Saturday, January 6, 2018

Explorer Jedediah Smith

Jedediah Strong Smith (January 6, 1799 – May 27, 1831), was a clerk, frontiersman, hunter, trapper, author, cartographer, and explorer of the Rocky Mountains, the North American West, and the Southwest during the early 19th century. After 75 years of obscurity following his death, Smith was rediscovered as the American whose explorations led to the use of the 20-mile (32 km)-wide South Pass as the dominant point of crossing the Continental Divide for pioneers on the Oregon Trail.

                                                          A Portrait of Jedediah Smith 

Coming from a modest family background, Smith traveled to St. Louis and joined William H. Ashley and Andrew Henry's fur trading company in 1822. Smith led the first documented exploration from the Salt Lake frontier to the Colorado River. From there, Smith's party became the first white Americans to cross the Mojave Desert into California. On the return journey, Smith and his companions were the first United States citizens to explore and eastwardly cross the Sierra Nevada and the treacherous Great Basin Desert. Smith and his companions were also the first white Americans to travel up the California coast (on land) to reach the Oregon Country. Surviving three Indian massacres and one bear mauling, Jedediah Smith's explorations and documented travels were important resources to later American westward expansion.

In March 1831, while in St. Louis, Smith requested of Secretary of War John H. Eaton a federally funded exploration of the West, but to no avail. Smith informed Eaton that he was completing a map of the West derived from his own journeys. In May, Smith and his partners launched a planned para-military trading party to Santa Fe. On May 27, while searching for water in present-day southwest Kansas, Smith went missing. It was learned some weeks later that he had been killed during an encounter with the Comanche, while his body was never recovered.

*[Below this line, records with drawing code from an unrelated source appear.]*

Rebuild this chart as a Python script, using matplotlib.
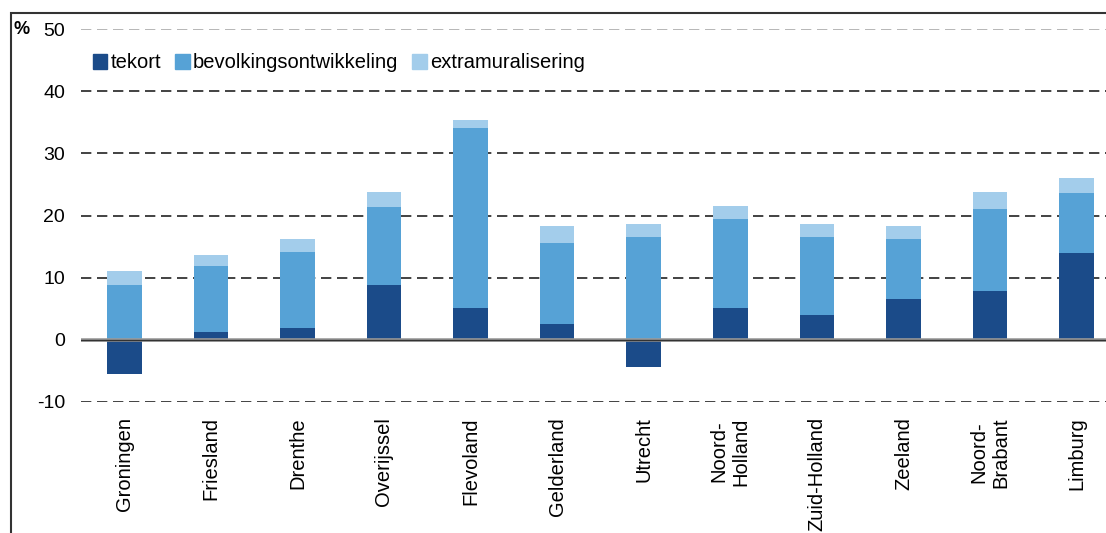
import matplotlib
matplotlib.use('Agg')
import matplotlib.pyplot as plt
import numpy as np
from matplotlib.patches import Patch, Rectangle

plt.rcParams['font.family'] = ['Liberation Sans', 'DejaVu Sans']
plt.rcParams['axes.unicode_minus'] = False

provinces = ['Groningen', 'Friesland', 'Drenthe', 'Overijssel', 'Flevoland', 'Gelderland',
             'Utrecht', 'Noord-\nHolland', 'Zuid-Holland', 'Zeeland', 'Noord-\nBrabant', 'Limburg']
tekort = [-5.5, 1.3, 1.9, 8.9, 5.2, 2.6, -4.4, 5.2, 4.0, 6.6, 7.8, 13.9]
bevolking = [8.9, 10.5, 12.2, 12.4, 28.9, 12.9, 16.5, 14.2, 12.5, 9.6, 13.2, 9.7]
extramuraal = [2.1, 1.8, 2.1, 2.4, 1.3, 2.8, 2.1, 2.1, 2.1, 2.1, 2.7, 2.4]
yticks = [-10, 0, 10, 20, 30, 40, 50]

c_tekort = '#1b4b89'
c_bev = '#56a2d6'
c_extra = '#a3cdeb'

W, H = 1106, 533
fig = plt.figure(figsize=(W / 100, H / 100), dpi=100)
ax = fig.add_axes([81 / W, (H - 402) / H, (W - 81) / W, (402 - 29) / H])

x = np.arange(len(provinces))
tek = np.array(tekort)
bev = np.array(bevolking)
ext = np.array(extramuraal)
base_bev = np.maximum(tek, 0)

ax.bar(x, tek, width=0.4, color=c_tekort, zorder=2)
ax.bar(x, bev, width=0.4, bottom=base_bev, color=c_bev, zorder=2)
ax.bar(x, ext, width=0.4, bottom=base_bev + bev, color=c_extra, zorder=2)

# gridlines
for v in yticks:
    if v == 0:
        continue
    col = '#aaaaaa' if v == 50 else '#222222'
    ax.axhline(v, color=col, lw=1.2, linestyle=(0, (6.2, 3.4)), zorder=1)
ax.axhline(0, color='#9a9a9a', lw=2.6, zorder=3)
ax.axhline(0, color='#333333', lw=1.0, zorder=4)

ax.set_xlim(-0.5, 11.34)
ax.set_ylim(-10, 50)
ax.set_yticks(yticks)
ax.set_xticks(x)
ax.set_xticklabels(provinces, rotation=90, va='top', ha='center', multialignment='center')
ax.tick_params(axis='x', length=0, pad=11, labelsize=14.5)
ax.tick_params(axis='y', length=0, pad=11.5, labelsize=14)
for s in ax.spines.values():
    s.set_visible(False)

handles = [Patch(color=c_tekort), Patch(color=c_bev), Patch(color=c_extra)]
ax.legend(handles, ['tekort', 'bevolkingsontwikkeling', 'extramuralisering'], ncol=3,
          loc='center left', bbox_to_anchor=(0.0117, 0.909), frameon=False, fontsize=14.5,
          handlelength=0.72, handleheight=0.72, handletextpad=0.15, columnspacing=0.7,
          borderpad=0, borderaxespad=0)

fig.text(13 / W, 1 - 30 / H, '%', fontsize=13, fontweight='bold', ha='left', va='center')

# outer frame (cut off at right and bottom)
fig.add_artist(Rectangle((11 / W, -0.5), 2, 0.5 + (H - 13) / H, transform=fig.transFigure,
                         fill=False, edgecolor='#333333', lw=1.5, clip_on=False))

fig.savefig('out.png', dpi=100)
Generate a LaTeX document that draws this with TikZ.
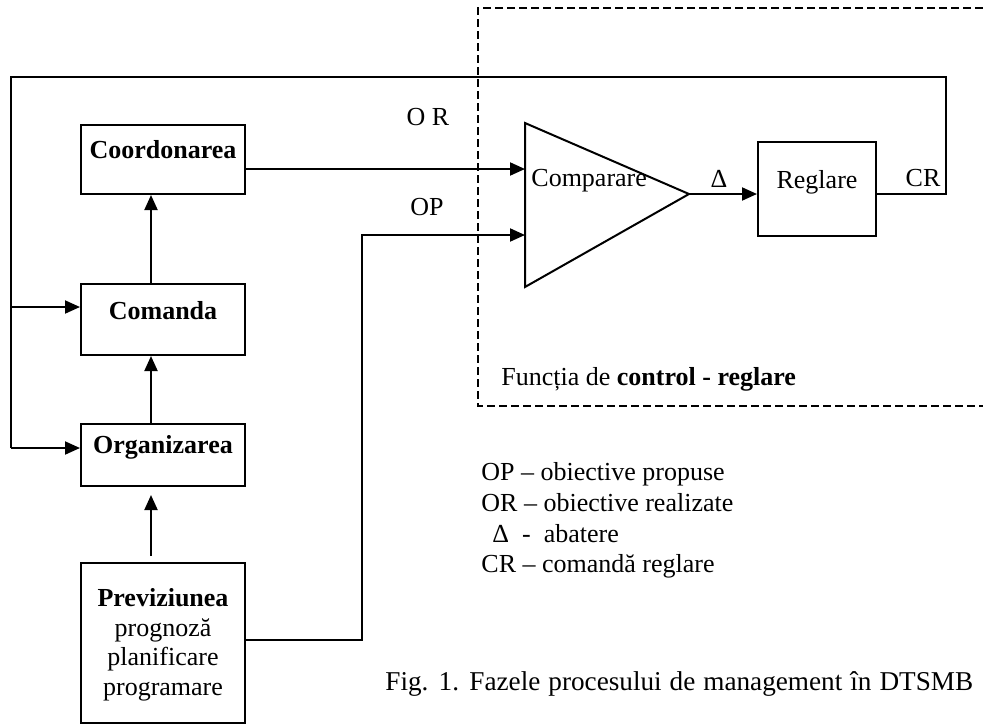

After his death, Smith's memory and his accomplishments were mostly forgotten by Americans. At the beginning of the 20th century, scholars and historians made efforts to recognize and study his achievements. In 1918, a book by Harrison Clifford Dale was published covering Ashley-Smith western explorations. In 1935, Smith's summary autobiography was finally listed in a biographical dictionary. Smith's first comprehensive biography by Maurice S. Sullivan was published in 1936. A popular Smith biography by Dale Morgan, published in 1953, established Smith as an authentic national hero. Smith's map of the West in 1831 was superimposed by the U.S. Army and later used by western explorer John C. Frémont during the early 1840s.